**Written instruction**
Reproduce the listing below exactly, beginning with its first line and ending with the line that holds "import plotly.graph_objects as go"; pictures are not part of the copy.

**Supplied data**
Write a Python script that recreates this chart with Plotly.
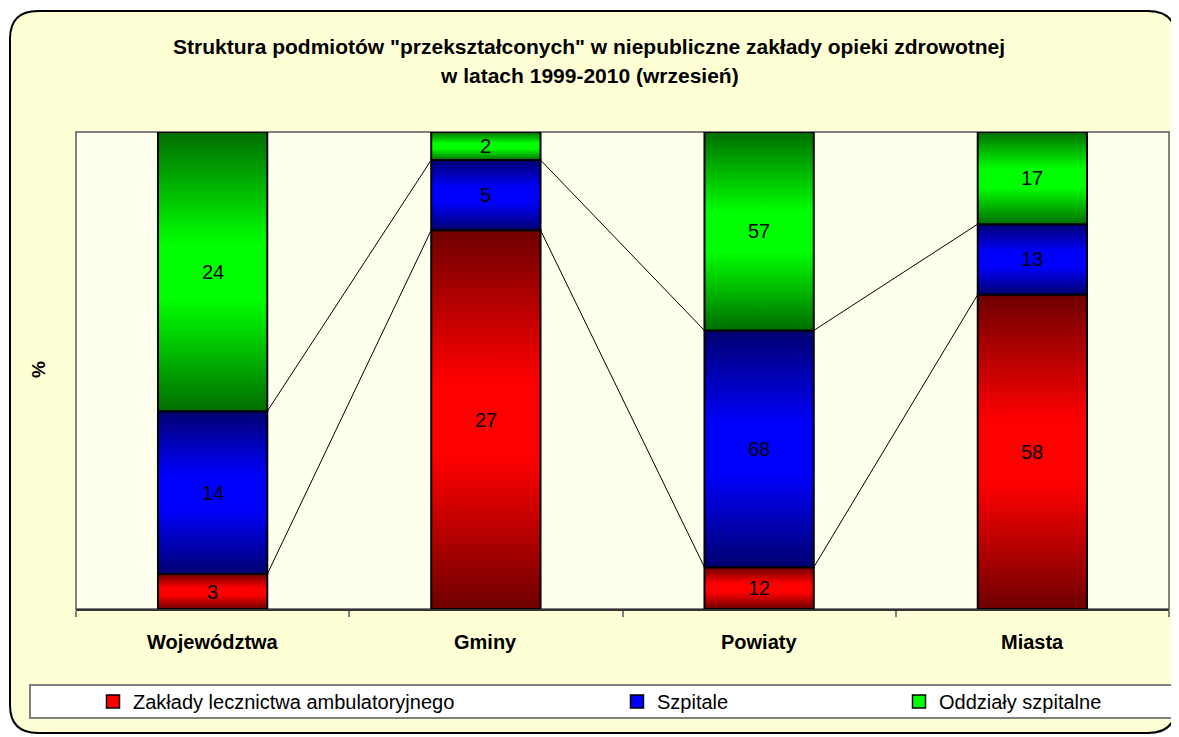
import plotly.graph_objects as go

categories = ["Województwa", "Gminy", "Powiaty", "Miasta"]
series_names = ["Zakłady lecznictwa ambulatoryjnego", "Szpitale", "Oddziały szpitalne"]
ambulatoryjne = [3, 27, 12, 58]
szpitale = [14, 5, 68, 13]
oddzialy = [24, 2, 57, 17]
series_values = [ambulatoryjne, szpitale, oddzialy]

title_line1 = 'Struktura podmiotów "przekształconych" w niepubliczne zakłady opieki zdrowotnej'
title_line2 = "w latach 1999-2010 (wrzesień)"

bright = ["#FF0000", "#0000FF", "#00FF00"]
dark = ["#6E0000", "#000070", "#006E00"]

# page body has an 8px margin; design in reference-pixel space and shift
OFF = 8
W, H = 1179 - OFF, 737 - OFF
L, R, T, B = 76 - OFF, 10, 132 - OFF, 737 - 609
PW, PH = W - L - R, H - T - B


def px(x):
    return (x - OFF - L) / PW


def py(y):
    return (H - B - (y - OFF)) / PH


FONT = "Arial, Liberation Sans"
BAR_W = 0.4
fig = go.Figure()

totals = [sum(s[i] for s in series_values) for i in range(len(categories))]
tops = []
annotations = []
for i, cat in enumerate(categories):
    base = 0.0
    col_tops = []
    for k, vals in enumerate(series_values):
        h = vals[i] / totals[i] * 100
        b, t = base, base + h
        x0, x1 = i - BAR_W / 2, i + BAR_W / 2
        fig.add_trace(go.Scatter(
            x=[x0, x1, x1, x0, x0], y=[b, b, t, t, b],
            mode="lines", fill="toself",
            fillgradient=dict(type="vertical",
                              colorscale=[[0, dark[k]], [0.4, bright[k]], [0.6, bright[k]], [1, dark[k]]]),
            line=dict(color="black", width=2),
            showlegend=False, hoverinfo="skip"))
        annotations.append(dict(x=i, y=(b + t) / 2, xref="x", yref="y", text=str(vals[i]),
                                xanchor="center", yanchor="middle",
                                showarrow=False, font=dict(family=FONT, size=20, color="black")))
        col_tops.append(t)
        base = t
    tops.append(col_tops)

# series lines between bars
for k in range(2):
    for i in range(len(categories) - 1):
        fig.add_trace(go.Scatter(
            x=[i + BAR_W / 2, i + 1 - BAR_W / 2], y=[tops[i][k], tops[i + 1][k]],
            mode="lines", line=dict(color="black", width=1),
            showlegend=False, hoverinfo="skip"))

# legend entries
legend_left_px = [93, 617, 899]
for k in range(3):
    lg = "legend" if k == 0 else f"legend{k + 1}"
    fig.add_trace(go.Scatter(
        x=[None], y=[None], mode="markers", name=series_names[k],
        marker=dict(symbol="square", size=13, color=bright[k], line=dict(color="black", width=1.5)),
        legend=lg, showlegend=True))

legend_font = dict(family=FONT, size=20, color="black")
leg_common = dict(orientation="h", yanchor="middle", y=py(701.5), xanchor="left",
                  bgcolor="rgba(0,0,0,0)", borderwidth=0, font=legend_font)

annotations.append(dict(x=px(589), y=py(47), xref="paper", yref="paper", text="<b>" + title_line1 + "</b>",
                        xanchor="center", yanchor="middle",
                        showarrow=False, font=dict(family=FONT, size=21, color="black")))
annotations.append(dict(x=px(589), y=py(76), xref="paper", yref="paper", text="<b>" + title_line2 + "</b>",
                        xanchor="center", yanchor="middle",
                        showarrow=False, font=dict(family=FONT, size=21, color="black")))
annotations.append(dict(x=px(38), y=py(370), xref="paper", yref="paper", text="<b>%</b>", textangle=-90,
                        xanchor="center", yanchor="middle",
                        showarrow=False, font=dict(family=FONT, size=19, color="black")))
for i, cat in enumerate(categories):
    annotations.append(dict(x=i, y=py(642), xref="x", yref="paper", text="<b>" + cat + "</b>",
                            xanchor="center", yanchor="middle",
                            showarrow=False, font=dict(family=FONT, size=20, color="black")))

# outer rounded frame
l, r, t, b, rad = 10, 1176, 11, 733, 28
path = (f"M {px(l + rad)},{py(t)} L {px(r - rad)},{py(t)} Q {px(r)},{py(t)} {px(r)},{py(t + rad)} "
        f"L {px(r)},{py(b - rad)} Q {px(r)},{py(b)} {px(r - rad)},{py(b)} "
        f"L {px(l + rad)},{py(b)} Q {px(l)},{py(b)} {px(l)},{py(b - rad)} "
        f"L {px(l)},{py(t + rad)} Q {px(l)},{py(t)} {px(l + rad)},{py(t)} Z")
shapes = [
    dict(type="path", path=path, xref="paper", yref="paper", fillcolor="#FFFFD6",
         line=dict(color="black", width=2), layer="below"),
    dict(type="rect", x0=0, x1=1, y0=0, y1=1, xref="paper", yref="paper", fillcolor="#FFFFEE",
         line=dict(color="#808080", width=2), layer="below"),
    dict(type="rect", x0=px(30), x1=px(1190), y0=py(685), y1=py(718), xref="paper", yref="paper",
         fillcolor="white", line=dict(color="#808080", width=2), layer="below"),
]

fig.update_layout(
    width=W, height=H,
    margin=dict(l=L, r=R, t=T, b=B),
    paper_bgcolor="white", plot_bgcolor="rgba(0,0,0,0)",
    xaxis=dict(range=[-0.5, 3.5], showgrid=False, zeroline=False, showline=True, linecolor="#333333",
               linewidth=2, tickvals=[-0.5, 0.5, 1.5, 2.5, 3.5], ticktext=["", "", "", "", ""],
               ticks="outside", ticklen=6, tickcolor="#808080", tickwidth=1.5),
    yaxis=dict(range=[0, 100], showgrid=False, zeroline=False, showticklabels=False, showline=False),
    annotations=annotations, shapes=shapes,
    legend=dict(x=px(legend_left_px[0]), **leg_common),
    legend2=dict(x=px(legend_left_px[1]), **leg_common),
    legend3=dict(x=px(legend_left_px[2]), **leg_common),
)
fig.write_html("out.html")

**Exercise result**
Write a Python script that recreates this chart with Plotly.
import plotly.graph_objects as go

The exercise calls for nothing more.